### [What the exercise asks]
Reproduce the entries exactly.

### [Provided data]
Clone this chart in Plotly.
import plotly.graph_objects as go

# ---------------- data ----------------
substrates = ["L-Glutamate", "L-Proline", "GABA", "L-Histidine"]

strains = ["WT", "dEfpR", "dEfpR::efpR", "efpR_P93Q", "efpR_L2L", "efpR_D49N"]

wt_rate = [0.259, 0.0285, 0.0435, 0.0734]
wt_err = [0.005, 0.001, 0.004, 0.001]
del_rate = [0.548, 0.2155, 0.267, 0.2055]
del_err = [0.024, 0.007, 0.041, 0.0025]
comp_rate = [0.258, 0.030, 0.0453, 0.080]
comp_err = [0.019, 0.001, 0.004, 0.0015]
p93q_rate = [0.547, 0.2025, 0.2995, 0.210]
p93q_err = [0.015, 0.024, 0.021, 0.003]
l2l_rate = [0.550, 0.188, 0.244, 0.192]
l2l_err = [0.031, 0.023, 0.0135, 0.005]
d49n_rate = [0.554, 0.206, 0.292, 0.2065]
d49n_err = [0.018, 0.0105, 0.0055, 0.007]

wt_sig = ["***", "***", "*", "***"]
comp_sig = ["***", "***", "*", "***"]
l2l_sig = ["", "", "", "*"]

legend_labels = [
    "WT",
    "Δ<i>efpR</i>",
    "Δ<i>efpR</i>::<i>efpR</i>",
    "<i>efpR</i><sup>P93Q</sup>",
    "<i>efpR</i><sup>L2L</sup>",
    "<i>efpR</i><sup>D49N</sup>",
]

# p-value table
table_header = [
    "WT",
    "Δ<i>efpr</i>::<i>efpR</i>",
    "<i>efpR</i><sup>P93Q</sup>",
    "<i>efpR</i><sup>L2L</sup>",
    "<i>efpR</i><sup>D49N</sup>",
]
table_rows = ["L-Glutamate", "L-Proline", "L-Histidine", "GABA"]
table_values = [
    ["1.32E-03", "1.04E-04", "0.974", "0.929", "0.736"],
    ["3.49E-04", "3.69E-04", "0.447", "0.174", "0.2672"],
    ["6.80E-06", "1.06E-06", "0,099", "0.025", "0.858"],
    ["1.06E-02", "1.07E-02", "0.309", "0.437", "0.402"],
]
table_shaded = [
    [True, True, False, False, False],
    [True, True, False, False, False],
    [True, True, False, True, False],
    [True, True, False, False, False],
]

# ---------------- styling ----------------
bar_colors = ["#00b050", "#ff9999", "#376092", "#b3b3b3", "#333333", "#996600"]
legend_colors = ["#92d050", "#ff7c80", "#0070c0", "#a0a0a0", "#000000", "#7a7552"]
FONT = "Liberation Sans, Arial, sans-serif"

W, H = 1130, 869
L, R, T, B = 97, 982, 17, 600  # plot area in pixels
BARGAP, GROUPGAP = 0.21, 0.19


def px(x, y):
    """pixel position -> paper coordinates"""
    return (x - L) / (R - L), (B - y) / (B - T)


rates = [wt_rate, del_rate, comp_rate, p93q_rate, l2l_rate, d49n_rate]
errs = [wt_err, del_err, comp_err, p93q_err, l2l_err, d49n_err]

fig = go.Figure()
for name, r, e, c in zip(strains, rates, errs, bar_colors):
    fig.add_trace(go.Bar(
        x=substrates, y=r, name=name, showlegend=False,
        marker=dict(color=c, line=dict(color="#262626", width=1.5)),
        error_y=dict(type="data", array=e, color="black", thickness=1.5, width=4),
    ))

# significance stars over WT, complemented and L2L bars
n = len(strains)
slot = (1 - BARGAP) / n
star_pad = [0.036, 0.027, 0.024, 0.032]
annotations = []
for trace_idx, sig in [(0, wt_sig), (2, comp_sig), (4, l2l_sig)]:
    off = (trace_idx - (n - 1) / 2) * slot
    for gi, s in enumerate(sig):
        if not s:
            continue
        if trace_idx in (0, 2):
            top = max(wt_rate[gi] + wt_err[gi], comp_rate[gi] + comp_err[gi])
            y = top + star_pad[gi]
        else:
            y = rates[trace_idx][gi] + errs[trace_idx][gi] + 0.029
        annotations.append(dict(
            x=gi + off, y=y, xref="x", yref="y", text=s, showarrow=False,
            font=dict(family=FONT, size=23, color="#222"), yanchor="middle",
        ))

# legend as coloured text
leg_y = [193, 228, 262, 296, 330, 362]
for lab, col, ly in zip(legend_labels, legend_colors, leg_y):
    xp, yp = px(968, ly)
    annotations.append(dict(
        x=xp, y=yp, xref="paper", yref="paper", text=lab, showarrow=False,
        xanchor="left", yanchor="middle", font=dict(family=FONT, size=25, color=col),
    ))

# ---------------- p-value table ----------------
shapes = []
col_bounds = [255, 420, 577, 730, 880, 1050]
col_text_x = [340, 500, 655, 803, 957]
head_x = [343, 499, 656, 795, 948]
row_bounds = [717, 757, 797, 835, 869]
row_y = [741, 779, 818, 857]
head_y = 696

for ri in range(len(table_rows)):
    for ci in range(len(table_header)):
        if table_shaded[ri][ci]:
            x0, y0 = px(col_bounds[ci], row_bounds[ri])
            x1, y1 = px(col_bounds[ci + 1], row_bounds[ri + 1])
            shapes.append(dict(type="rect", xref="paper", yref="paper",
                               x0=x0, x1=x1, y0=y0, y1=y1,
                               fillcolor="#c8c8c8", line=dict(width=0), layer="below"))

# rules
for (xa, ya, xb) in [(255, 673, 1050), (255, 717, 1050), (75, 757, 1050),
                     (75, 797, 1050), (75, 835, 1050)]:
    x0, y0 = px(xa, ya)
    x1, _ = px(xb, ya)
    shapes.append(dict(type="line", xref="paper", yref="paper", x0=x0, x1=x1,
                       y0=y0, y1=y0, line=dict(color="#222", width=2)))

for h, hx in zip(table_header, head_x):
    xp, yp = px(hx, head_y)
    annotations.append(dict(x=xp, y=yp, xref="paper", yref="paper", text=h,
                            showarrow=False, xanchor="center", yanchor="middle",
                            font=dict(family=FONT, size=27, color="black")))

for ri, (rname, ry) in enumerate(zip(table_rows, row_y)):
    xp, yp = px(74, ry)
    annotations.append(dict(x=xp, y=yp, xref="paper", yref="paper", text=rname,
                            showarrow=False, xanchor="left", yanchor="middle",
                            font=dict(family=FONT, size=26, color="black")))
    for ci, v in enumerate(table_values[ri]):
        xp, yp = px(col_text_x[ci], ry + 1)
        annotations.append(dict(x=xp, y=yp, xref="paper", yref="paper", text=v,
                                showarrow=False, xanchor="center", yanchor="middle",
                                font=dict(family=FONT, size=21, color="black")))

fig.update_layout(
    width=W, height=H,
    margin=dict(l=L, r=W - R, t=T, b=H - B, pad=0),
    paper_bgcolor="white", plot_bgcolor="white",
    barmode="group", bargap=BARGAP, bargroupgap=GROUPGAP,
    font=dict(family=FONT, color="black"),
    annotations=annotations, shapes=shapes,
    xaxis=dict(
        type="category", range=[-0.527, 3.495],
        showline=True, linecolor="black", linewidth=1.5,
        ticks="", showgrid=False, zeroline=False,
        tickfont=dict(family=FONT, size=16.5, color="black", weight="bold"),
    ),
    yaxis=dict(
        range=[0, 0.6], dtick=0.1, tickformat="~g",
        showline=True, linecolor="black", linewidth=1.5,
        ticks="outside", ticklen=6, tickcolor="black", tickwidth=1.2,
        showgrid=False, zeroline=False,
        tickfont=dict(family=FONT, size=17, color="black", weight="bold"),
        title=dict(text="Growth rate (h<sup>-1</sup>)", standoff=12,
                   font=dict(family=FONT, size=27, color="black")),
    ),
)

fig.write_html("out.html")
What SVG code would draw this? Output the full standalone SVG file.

### [Final result]
Clone this chart in Plotly.
import plotly.graph_objects as go

# ---------------- data ----------------
substrates = ["L-Glutamate", "L-Proline", "GABA", "L-Histidine"]

strains = ["WT", "dEfpR", "dEfpR::efpR", "efpR_P93Q", "efpR_L2L", "efpR_D49N"]

wt_rate = [0.259, 0.0285, 0.0435, 0.0734]
wt_err = [0.005, 0.001, 0.004, 0.001]
del_rate = [0.548, 0.2155, 0.267, 0.2055]
del_err = [0.024, 0.007, 0.041, 0.0025]
comp_rate = [0.258, 0.030, 0.0453, 0.080]
comp_err = [0.019, 0.001, 0.004, 0.0015]
p93q_rate = [0.547, 0.2025, 0.2995, 0.210]
p93q_err = [0.015, 0.024, 0.021, 0.003]
l2l_rate = [0.550, 0.188, 0.244, 0.192]
l2l_err = [0.031, 0.023, 0.0135, 0.005]
d49n_rate = [0.554, 0.206, 0.292, 0.2065]
d49n_err = [0.018, 0.0105, 0.0055, 0.007]

wt_sig = ["***", "***", "*", "***"]
comp_sig = ["***", "***", "*", "***"]
l2l_sig = ["", "", "", "*"]

legend_labels = [
    "WT",
    "Δ<i>efpR</i>",
    "Δ<i>efpR</i>::<i>efpR</i>",
    "<i>efpR</i><sup>P93Q</sup>",
    "<i>efpR</i><sup>L2L</sup>",
    "<i>efpR</i><sup>D49N</sup>",
]

# p-value table
table_header = [
    "WT",
    "Δ<i>efpr</i>::<i>efpR</i>",
    "<i>efpR</i><sup>P93Q</sup>",
    "<i>efpR</i><sup>L2L</sup>",
    "<i>efpR</i><sup>D49N</sup>",
]
table_rows = ["L-Glutamate", "L-Proline", "L-Histidine", "GABA"]
table_values = [
    ["1.32E-03", "1.04E-04", "0.974", "0.929", "0.736"],
    ["3.49E-04", "3.69E-04", "0.447", "0.174", "0.2672"],
    ["6.80E-06", "1.06E-06", "0,099", "0.025", "0.858"],
    ["1.06E-02", "1.07E-02", "0.309", "0.437", "0.402"],
]
table_shaded = [
    [True, True, False, False, False],
    [True, True, False, False, False],
    [True, True, False, True, False],
    [True, True, False, False, False],
]

# ---------------- styling ----------------
bar_colors = ["#00b050", "#ff9999", "#376092", "#b3b3b3", "#333333", "#996600"]
legend_colors = ["#92d050", "#ff7c80", "#0070c0", "#a0a0a0", "#000000", "#7a7552"]
FONT = "Liberation Sans, Arial, sans-serif"

W, H = 1130, 869
L, R, T, B = 97, 982, 17, 600  # plot area in pixels
BARGAP, GROUPGAP = 0.21, 0.19


def px(x, y):
    """pixel position -> paper coordinates"""
    return (x - L) / (R - L), (B - y) / (B - T)


rates = [wt_rate, del_rate, comp_rate, p93q_rate, l2l_rate, d49n_rate]
errs = [wt_err, del_err, comp_err, p93q_err, l2l_err, d49n_err]

fig = go.Figure()
for name, r, e, c in zip(strains, rates, errs, bar_colors):
    fig.add_trace(go.Bar(
        x=substrates, y=r, name=name, showlegend=False,
        marker=dict(color=c, line=dict(color="#262626", width=1.5)),
        error_y=dict(type="data", array=e, color="black", thickness=1.5, width=4),
    ))

# significance stars over WT, complemented and L2L bars
n = len(strains)
slot = (1 - BARGAP) / n
star_pad = [0.036, 0.027, 0.024, 0.032]
annotations = []
for trace_idx, sig in [(0, wt_sig), (2, comp_sig), (4, l2l_sig)]:
    off = (trace_idx - (n - 1) / 2) * slot
    for gi, s in enumerate(sig):
        if not s:
            continue
        if trace_idx in (0, 2):
            top = max(wt_rate[gi] + wt_err[gi], comp_rate[gi] + comp_err[gi])
            y = top + star_pad[gi]
        else:
            y = rates[trace_idx][gi] + errs[trace_idx][gi] + 0.029
        annotations.append(dict(
            x=gi + off, y=y, xref="x", yref="y", text=s, showarrow=False,
            font=dict(family=FONT, size=23, color="#222"), yanchor="middle",
        ))

# legend as coloured text
leg_y = [193, 228, 262, 296, 330, 362]
for lab, col, ly in zip(legend_labels, legend_colors, leg_y):
    xp, yp = px(968, ly)
    annotations.append(dict(
        x=xp, y=yp, xref="paper", yref="paper", text=lab, showarrow=False,
        xanchor="left", yanchor="middle", font=dict(family=FONT, size=25, color=col),
    ))

# ---------------- p-value table ----------------
shapes = []
col_bounds = [255, 420, 577, 730, 880, 1050]
col_text_x = [340, 500, 655, 803, 957]
head_x = [343, 499, 656, 795, 948]
row_bounds = [717, 757, 797, 835, 869]
row_y = [741, 779, 818, 857]
head_y = 696

for ri in range(len(table_rows)):
    for ci in range(len(table_header)):
        if table_shaded[ri][ci]:
            x0, y0 = px(col_bounds[ci], row_bounds[ri])
            x1, y1 = px(col_bounds[ci + 1], row_bounds[ri + 1])
            shapes.append(dict(type="rect", xref="paper", yref="paper",
                               x0=x0, x1=x1, y0=y0, y1=y1,
                               fillcolor="#c8c8c8", line=dict(width=0), layer="below"))

# rules
for (xa, ya, xb) in [(255, 673, 1050), (255, 717, 1050), (75, 757, 1050),
                     (75, 797, 1050), (75, 835, 1050)]:
    x0, y0 = px(xa, ya)
    x1, _ = px(xb, ya)
    shapes.append(dict(type="line", xref="paper", yref="paper", x0=x0, x1=x1,
                       y0=y0, y1=y0, line=dict(color="#222", width=2)))

for h, hx in zip(table_header, head_x):
    xp, yp = px(hx, head_y)
    annotations.append(dict(x=xp, y=yp, xref="paper", yref="paper", text=h,
                            showarrow=False, xanchor="center", yanchor="middle",
                            font=dict(family=FONT, size=27, color="black")))

for ri, (rname, ry) in enumerate(zip(table_rows, row_y)):
    xp, yp = px(74, ry)
    annotations.append(dict(x=xp, y=yp, xref="paper", yref="paper", text=rname,
                            showarrow=False, xanchor="left", yanchor="middle",
                            font=dict(family=FONT, size=26, color="black")))
    for ci, v in enumerate(table_values[ri]):
        xp, yp = px(col_text_x[ci], ry + 1)
        annotations.append(dict(x=xp, y=yp, xref="paper", yref="paper", text=v,
                                showarrow=False, xanchor="center", yanchor="middle",
                                font=dict(family=FONT, size=21, color="black")))

fig.update_layout(
    width=W, height=H,
    margin=dict(l=L, r=W - R, t=T, b=H - B, pad=0),
    paper_bgcolor="white", plot_bgcolor="white",
    barmode="group", bargap=BARGAP, bargroupgap=GROUPGAP,
    font=dict(family=FONT, color="black"),
    annotations=annotations, shapes=shapes,
    xaxis=dict(
        type="category", range=[-0.527, 3.495],
        showline=True, linecolor="black", linewidth=1.5,
        ticks="", showgrid=False, zeroline=False,
        tickfont=dict(family=FONT, size=16.5, color="black", weight="bold"),
    ),
    yaxis=dict(
        range=[0, 0.6], dtick=0.1, tickformat="~g",
        showline=True, linecolor="black", linewidth=1.5,
        ticks="outside", ticklen=6, tickcolor="black", tickwidth=1.2,
        showgrid=False, zeroline=False,
        tickfont=dict(family=FONT, size=17, color="black", weight="bold"),
        title=dict(text="Growth rate (h<sup>-1</sup>)", standoff=12,
                   font=dict(family=FONT, size=27, color="black")),
    ),
)

fig.write_html("out.html")
What SVG code would draw this? Output the full standalone SVG file.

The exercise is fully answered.